DVDM : Vous avez parlé de pédagogie, quelles types d’actions pédagogiques faites-vous avec votre compagnie ?
A.B. : On travaille avec des publics très différents, des écoles à l’université en passant par l’Hôpital ou la Prison. Ce sont des rencontres fortes à chaque fois : à l’hôpital, je travaille avec des polyhandicapés lourds, je leur raconte une histoire, on échange, un éducateur retranscrit nos entretiens puis on met en place au cours d’un atelier d’écriture les mots ainsi recueillis et on travaille sur l’improvisation. En prison, on est plus dans l’instant : je travaille sur le comment faire du théâtre sans se rendre compte qu’on fait du théâtre. C’est plus qu’un cours car beaucoup disent que le théâtre n’est pas pour eux, alors j’essaie de désacraliser le théâtre, mon rôle étant de leur faire comprendre que le théâtre, ce n’est pas forcément ce à quoi on pense. C’est l’enfance, l’imaginaire, qui permet d’aller vers ses rêves, ouvre des horizons.
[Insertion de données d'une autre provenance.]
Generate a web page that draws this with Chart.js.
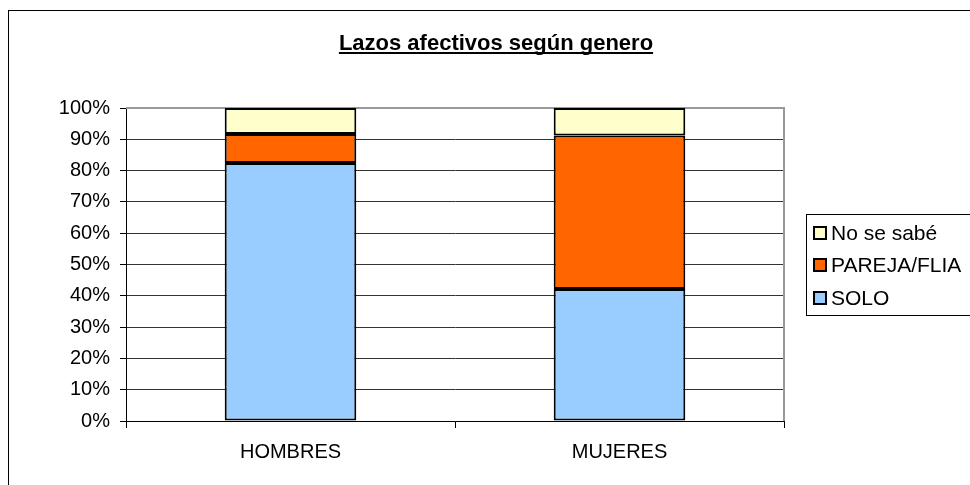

Par exemple, je dirais que le conservatoire s’est démocratisé il y a vingt ans : quand j’avais 12 ans, je ne pouvais pas faire autre chose que jouer au foot, je ne me posais pas la question de faire du théâtre et on ne me proposait pas autre chose que du foot ! C’est un peu comme proposer du théâtre à des personnes qui n’ont pas de quoi payer leur loyer ou comme dans les films américains sur la guerre froide où le gentil est forcément du côté de l’Ouest. On ne se posait simplement pas la question de faire ou voir du théâtre. Or, pour moi, l’artiste doit porter une parole pour dire que le théâtre, c’est pour tout le monde, ça doit être pour tout le monde. Si ce n’est pas évident et qu’on doive le dire, en tant qu’artiste on a un grand travail à faire et cela vaut pour tous les champs artistiques. C’est un espoir, il faut essayer d’avancer.
Propos recueillis par Diane Vandermolina, mai 2015
* La spectacle a été joué au Lenche (Marseille) fin Avril 2015!